Alan Sloman's Big Walk

A good title for today's post. As I explained on this post it was clear what this blog was all about and how subsequently it has evolved into the beast it is today.

My first proper 'Big Walk' was at the tender age of ten, when I clambered up Cadair Idris. Upon reaching the top I was encouraged to run the screes down to the lake seemingly thousands of dizzying feet below. I was just about the last boy to take the plunge as peering over the edge it looked impossibly steep and my vertigo / fear of heights kicked in massively. It was a defining moment for me - I couldn't possibly lose face even though I was the youngest boy on the walk by a good few years. Within minutes I was down at the bottom by the lake and raring to have another go.

That was a massive life lesson and ever since then whenever I have been faced with dizzying uncertainty I think back to that little boy peering down over the edge of the abyss, terrified and the subsequent euphoria of having beaten back the terrors and not letting myself down.

It is amazing what can be achieved when every decision that is available to you all look equally bleak and hopeless.

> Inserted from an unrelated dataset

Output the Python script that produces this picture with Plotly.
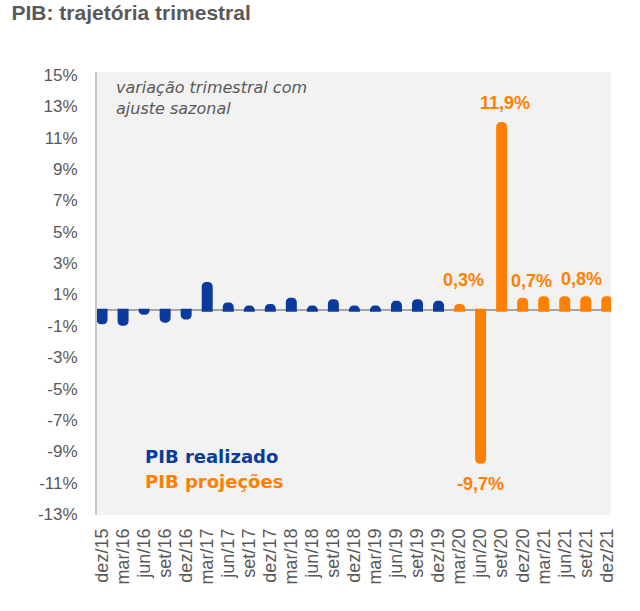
import plotly.graph_objects as go

# Trimestres (dez/15 a dez/21)
trimestres = ['dez/15', 'mar/16', 'jun/16', 'set/16', 'dez/16', 'mar/17', 'jun/17', 'set/17',
              'dez/17', 'mar/18', 'jun/18', 'set/18', 'dez/18', 'mar/19', 'jun/19', 'set/19',
              'dez/19', 'mar/20', 'jun/20', 'set/20', 'dez/20', 'mar/21', 'jun/21', 'set/21',
              'dez/21']

# PIB realizado (variação % trimestral com ajuste sazonal)
realizado_x = trimestres[:17]
realizado = [-0.8, -0.9, -0.2, -0.7, -0.5, 1.7, 0.4, 0.2,
             0.3, 0.7, 0.2, 0.6, 0.2, 0.2, 0.5, 0.6, 0.5]

# PIB projeções
projecao_x = trimestres[17:]
projecao = [0.3, -9.7, 11.9, 0.7, 0.8, 0.8, 0.8, 0.8]

# rótulos de dados
rotulos_x = ['mar/20', 'set/20', 'jun/20', 'dez/20', 'set/21']
rotulos_txt = ['0,3%', '11,9%', '-9,7%', '0,7%', '0,8%']

y_ticks = list(range(-13, 16, 2))

AZUL = '#0a3a9c'
LARANJA = '#ff8000'
CINZA = '#595959'
FONTE = 'Liberation Sans'

fig = go.Figure()
fig.add_trace(go.Bar(x=realizado_x, y=realizado, width=0.38, name='PIB realizado',
                     marker=dict(color=AZUL, cornerradius=3, line=dict(color=AZUL, width=3))))
fig.add_trace(go.Bar(x=projecao_x, y=projecao, width=0.38, name='PIB projeções',
                     marker=dict(color=LARANJA, cornerradius=3, line=dict(color=LARANJA, width=3))))

# rótulos de dados (deslocamentos em pixels)
valores = dict(zip(realizado_x + projecao_x, realizado + projecao))
desloc = {'0,3%': (4, 26), '11,9%': (3, 21), '-9,7%': (0, -22), '0,7%': (9, 18), '0,8%': (-4, 19)}
for x, t in zip(rotulos_x, rotulos_txt):
    dx, dy = desloc[t]
    fig.add_annotation(x=x, y=valores[x], text='<b>' + t + '</b>', showarrow=False,
                       xshift=dx, yshift=dy, yanchor='middle',
                       font=dict(family=FONTE, size=18, color=LARANJA))

# nota e legenda em texto
fig.add_annotation(xref='paper', yref='paper', x=0.034, y=0.99, xanchor='left', yanchor='top',
                   align='left', showarrow=False,
                   text='<i>variação trimestral com<br>ajuste sazonal</i>',
                   font=dict(family='DejaVu Sans', size=16, color=CINZA))
fig.add_annotation(xref='paper', yref='paper', x=0.09, y=0.132, xanchor='left', yanchor='middle',
                   showarrow=False, text='<b>PIB realizado</b>',
                   font=dict(family='DejaVu Sans', size=18, color=AZUL))
fig.add_annotation(xref='paper', yref='paper', x=0.09, y=0.076, xanchor='left', yanchor='middle',
                   showarrow=False, text='<b>PIB projeções</b>',
                   font=dict(family='DejaVu Sans', size=18, color=LARANJA))

fig.update_layout(
    width=640, height=611,
    margin=dict(l=97, r=29, t=72, b=96),
    paper_bgcolor='white',
    plot_bgcolor='#f2f2f2',
    showlegend=False,
    barmode='overlay',
    title=dict(text='<b>PIB: trajetória trimestral</b>', x=0.018, xanchor='left',
               y=0.979, yanchor='middle',
               font=dict(family=FONTE, size=21, color=CINZA)),
    xaxis=dict(type='category', categoryorder='array', categoryarray=trimestres,
               tickmode='array', tickvals=trimestres, ticktext=trimestres,
               range=[-0.24, 24.2], tickangle=-90, showgrid=False, ticks='',
               ticklabelstandoff=9,
               tickfont=dict(family=FONTE, size=18, color=CINZA)),
    yaxis=dict(range=[-13.06, 15.19], tickvals=y_ticks,
               ticktext=[f'{v}%' for v in y_ticks], showgrid=False,
               zeroline=True, zerolinecolor='#a6a6a6', zerolinewidth=2,
               showline=True, linecolor='#c8c8c8', linewidth=2,
               ticks='', ticklen=0, ticklabelstandoff=14,
               tickfont=dict(family=FONTE, size=17, color=CINZA)),
)

fig.write_html("out.html", config={'displayModeBar': False},
               post_script="document.body.style.margin='0';")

If you try hard enough, grit your teeth and get on with it, it is amazing how things can turn out.

So in a funny sort of way, the title of my blog: "Alan Sloman's Big Walk" is now perhaps more appropriate than ever. My personal life has suffered such a massive shock that only a week or so ago all the choices available were just so ghastly that I was once again that little boy, very alone and very frightened about what was happening to me.

I am now on a Very Big Walk Indeed (and the capitals are important here!) and have started to take the first tentative steps down that massive scree run.

Wish me luck, eh?


  1. Keep on walking, Alan, but wear a sound pair of boots; remember...Semper in excrementum ergo, solum profundum est qui veriat'
    Good luck!

  2. I can understand your feelings Alan but if you could overcome your fear of the Foxes Path at that age, you have nothing to fear for the future!

  3. While we can empathise, we can't fully understand your pain. Be assured though, there are people who care for you even though we may not have met you. Hopefully you can take some solace from that. You are not alone.


  4. Back in '97 I took a sort of 'discover yourself' course and I had to take something with me that was dear to me. I showed the others my Scarpa's and they asked why I had chosen my boots. They symbolized my discovery of Scotland and it's mountains and my discovery of going abroad on my own. A major step for me. It gave me confidence and a few months later I met my wife. I've been coming to Scotland since on a regular basis and even did The Challenge. An achievement that would never have been possible if it weren't for that first pair of boots.


  5. Thinking of you, Alan. And if you wake up one morning and want a change of scenery 4500 miles SW of you, just say when.